■ WORK TO COMPLETE
Write out the material exactly, leaving every picture behind.

========

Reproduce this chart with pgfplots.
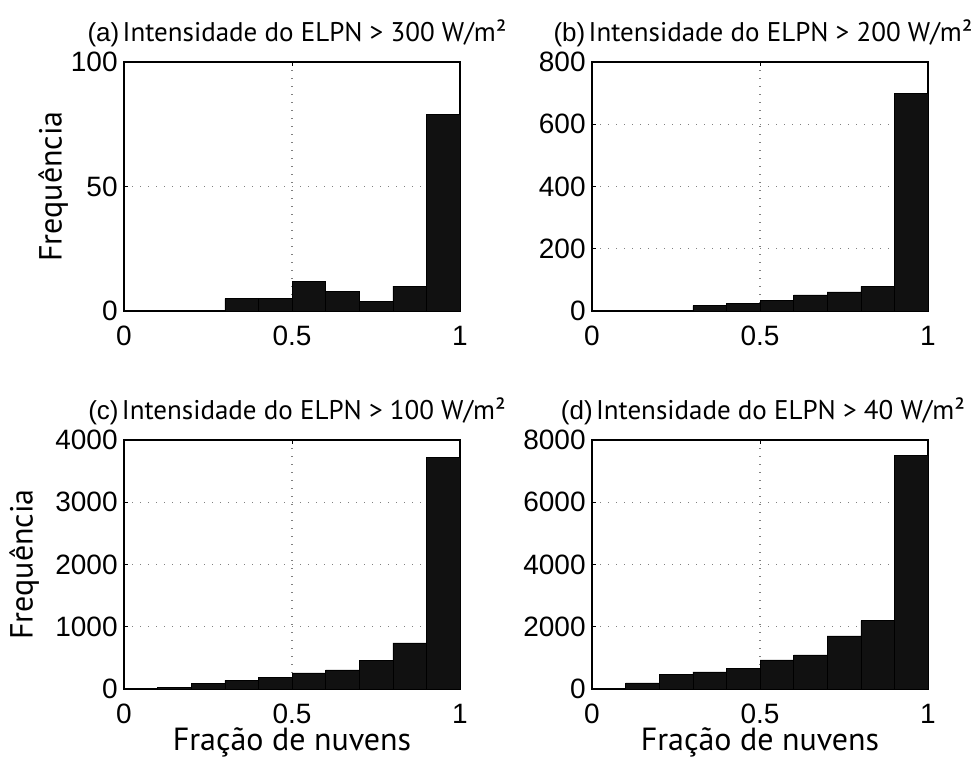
\documentclass[border=0pt]{standalone}
\usepackage{fontspec}
\setmainfont{Liberation Sans}
\newfontfamily\labfont{PT Sans}
\usepackage{pgfplots}
\pgfplotsset{compat=1.18}
\definecolor{barblack}{HTML}{111111}

\pgfplotsset{
  every axis title shift=0pt,
  histo/.style={
    scale only axis, width=168pt, height=124.5pt,
    xmin=0, xmax=1, ymin=0,
    xtick={0,0.5,1}, xticklabels={0,0.5,1},
    grid=major,
    major grid style={dash pattern=on 0.6pt off 3.4pt, gray, line width=0.6pt},
    tick align=inside, major tick length=2pt,
    tick style={black, line width=0.5pt},
    ticklabel style={font=\fontsize{14}{14}\selectfont, inner sep=0pt},
    xticklabel style={anchor=north, yshift=-7.5pt},
    yticklabel style={anchor=east, xshift=-3pt},
    axis line style={line width=0.6pt},
    title style={at={(0.5,1)}, anchor=base, yshift=10pt, inner sep=0pt},
    every axis y label/.style={at={(axis description cs:0,0.5)}, rotate=90, anchor=center},
    every axis x label/.style={at={(axis description cs:0.5,0)}, anchor=base, yshift=-31pt},
    label style={font=\labfont\fontsize{16}{16}\selectfont},
  },
  bars/.style={ybar interval, fill=barblack, draw=black, line width=0.3pt},
}
\newcommand{\ptitle}[2]{{\fontsize{13}{13}\selectfont(#1)}\,{\labfont\fontsize{13.5}{13.5}\selectfont Intensidade do ELPN > #2 W/m²}}

\begin{document}
\begin{tikzpicture}
\path[use as bounding box] (0,0) rectangle (485.5pt,379pt);

% (a) threshold 300 W/m2
\begin{axis}[histo, at={(62pt,223.5pt)}, anchor=south west,
  ymax=100, ytick={0,50,100}, yticklabels={0,50,100},
  ylabel={Frequência}, ylabel style={yshift=35.5pt},
  title={\ptitle{a}{300}}, title style={xshift=2.5pt}]
\addplot[bars] coordinates {
  (0.0,0) (0.1,0) (0.2,0) (0.3,5) (0.4,5) (0.5,12) (0.6,8)
  (0.7,4) (0.8,10) (0.9,79) (1.0,79)};
\end{axis}

% (b) threshold 200 W/m2
\begin{axis}[histo, at={(296pt,223.5pt)}, anchor=south west,
  ymax=800, ytick={0,200,400,600,800}, yticklabels={0,200,400,600,800},
  title={\ptitle{b}{200}}, title style={xshift=1.5pt}]
\addplot[bars] coordinates {
  (0.0,0) (0.1,0) (0.2,0) (0.3,17) (0.4,25) (0.5,33) (0.6,52)
  (0.7,61) (0.8,79) (0.9,700) (1.0,700)};
\end{axis}

% (c) threshold 100 W/m2
\begin{axis}[histo, at={(62pt,34.5pt)}, anchor=south west,
  ymax=4000, ytick={0,1000,2000,3000,4000}, yticklabels={0,1000,2000,3000,4000},
  ylabel={Frequência}, ylabel style={yshift=50pt},
  xlabel={Fração de nuvens},
  title={\ptitle{c}{100}}, title style={xshift=2.5pt}]
\addplot[bars] coordinates {
  (0.0,0) (0.1,20) (0.2,86) (0.3,139) (0.4,188) (0.5,257) (0.6,306)
  (0.7,461) (0.8,740) (0.9,3725) (1.0,3725)};
\end{axis}

% (d) threshold 40 W/m2
\begin{axis}[histo, at={(296pt,34.5pt)}, anchor=south west,
  ymax=8000, ytick={0,2000,4000,6000,8000}, yticklabels={0,2000,4000,6000,8000},
  xlabel={Fração de nuvens},
  title={\ptitle{d}{40}}, title style={xshift=1.5pt}]
\addplot[bars] coordinates {
  (0.0,0) (0.1,193) (0.2,472) (0.3,547) (0.4,665) (0.5,933) (0.6,1093)
  (0.7,1705) (0.8,2198) (0.9,7494) (1.0,7494)};
\end{axis}
\end{tikzpicture}
\end{document}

========

■ THE SOLUTION
Reproduce this chart with pgfplots.
\documentclass[border=0pt]{standalone}
\usepackage{fontspec}
\setmainfont{Liberation Sans}
\newfontfamily\labfont{PT Sans}
\usepackage{pgfplots}
\pgfplotsset{compat=1.18}
\definecolor{barblack}{HTML}{111111}

\pgfplotsset{
  every axis title shift=0pt,
  histo/.style={
    scale only axis, width=168pt, height=124.5pt,
    xmin=0, xmax=1, ymin=0,
    xtick={0,0.5,1}, xticklabels={0,0.5,1},
    grid=major,
    major grid style={dash pattern=on 0.6pt off 3.4pt, gray, line width=0.6pt},
    tick align=inside, major tick length=2pt,
    tick style={black, line width=0.5pt},
    ticklabel style={font=\fontsize{14}{14}\selectfont, inner sep=0pt},
    xticklabel style={anchor=north, yshift=-7.5pt},
    yticklabel style={anchor=east, xshift=-3pt},
    axis line style={line width=0.6pt},
    title style={at={(0.5,1)}, anchor=base, yshift=10pt, inner sep=0pt},
    every axis y label/.style={at={(axis description cs:0,0.5)}, rotate=90, anchor=center},
    every axis x label/.style={at={(axis description cs:0.5,0)}, anchor=base, yshift=-31pt},
    label style={font=\labfont\fontsize{16}{16}\selectfont},
  },
  bars/.style={ybar interval, fill=barblack, draw=black, line width=0.3pt},
}
\newcommand{\ptitle}[2]{{\fontsize{13}{13}\selectfont(#1)}\,{\labfont\fontsize{13.5}{13.5}\selectfont Intensidade do ELPN > #2 W/m²}}

\begin{document}
\begin{tikzpicture}
\path[use as bounding box] (0,0) rectangle (485.5pt,379pt);

% (a) threshold 300 W/m2
\begin{axis}[histo, at={(62pt,223.5pt)}, anchor=south west,
  ymax=100, ytick={0,50,100}, yticklabels={0,50,100},
  ylabel={Frequência}, ylabel style={yshift=35.5pt},
  title={\ptitle{a}{300}}, title style={xshift=2.5pt}]
\addplot[bars] coordinates {
  (0.0,0) (0.1,0) (0.2,0) (0.3,5) (0.4,5) (0.5,12) (0.6,8)
  (0.7,4) (0.8,10) (0.9,79) (1.0,79)};
\end{axis}

% (b) threshold 200 W/m2
\begin{axis}[histo, at={(296pt,223.5pt)}, anchor=south west,
  ymax=800, ytick={0,200,400,600,800}, yticklabels={0,200,400,600,800},
  title={\ptitle{b}{200}}, title style={xshift=1.5pt}]
\addplot[bars] coordinates {
  (0.0,0) (0.1,0) (0.2,0) (0.3,17) (0.4,25) (0.5,33) (0.6,52)
  (0.7,61) (0.8,79) (0.9,700) (1.0,700)};
\end{axis}

% (c) threshold 100 W/m2
\begin{axis}[histo, at={(62pt,34.5pt)}, anchor=south west,
  ymax=4000, ytick={0,1000,2000,3000,4000}, yticklabels={0,1000,2000,3000,4000},
  ylabel={Frequência}, ylabel style={yshift=50pt},
  xlabel={Fração de nuvens},
  title={\ptitle{c}{100}}, title style={xshift=2.5pt}]
\addplot[bars] coordinates {
  (0.0,0) (0.1,20) (0.2,86) (0.3,139) (0.4,188) (0.5,257) (0.6,306)
  (0.7,461) (0.8,740) (0.9,3725) (1.0,3725)};
\end{axis}

% (d) threshold 40 W/m2
\begin{axis}[histo, at={(296pt,34.5pt)}, anchor=south west,
  ymax=8000, ytick={0,2000,4000,6000,8000}, yticklabels={0,2000,4000,6000,8000},
  xlabel={Fração de nuvens},
  title={\ptitle{d}{40}}, title style={xshift=1.5pt}]
\addplot[bars] coordinates {
  (0.0,0) (0.1,193) (0.2,472) (0.3,547) (0.4,665) (0.5,933) (0.6,1093)
  (0.7,1705) (0.8,2198) (0.9,7494) (1.0,7494)};
\end{axis}
\end{tikzpicture}
\end{document}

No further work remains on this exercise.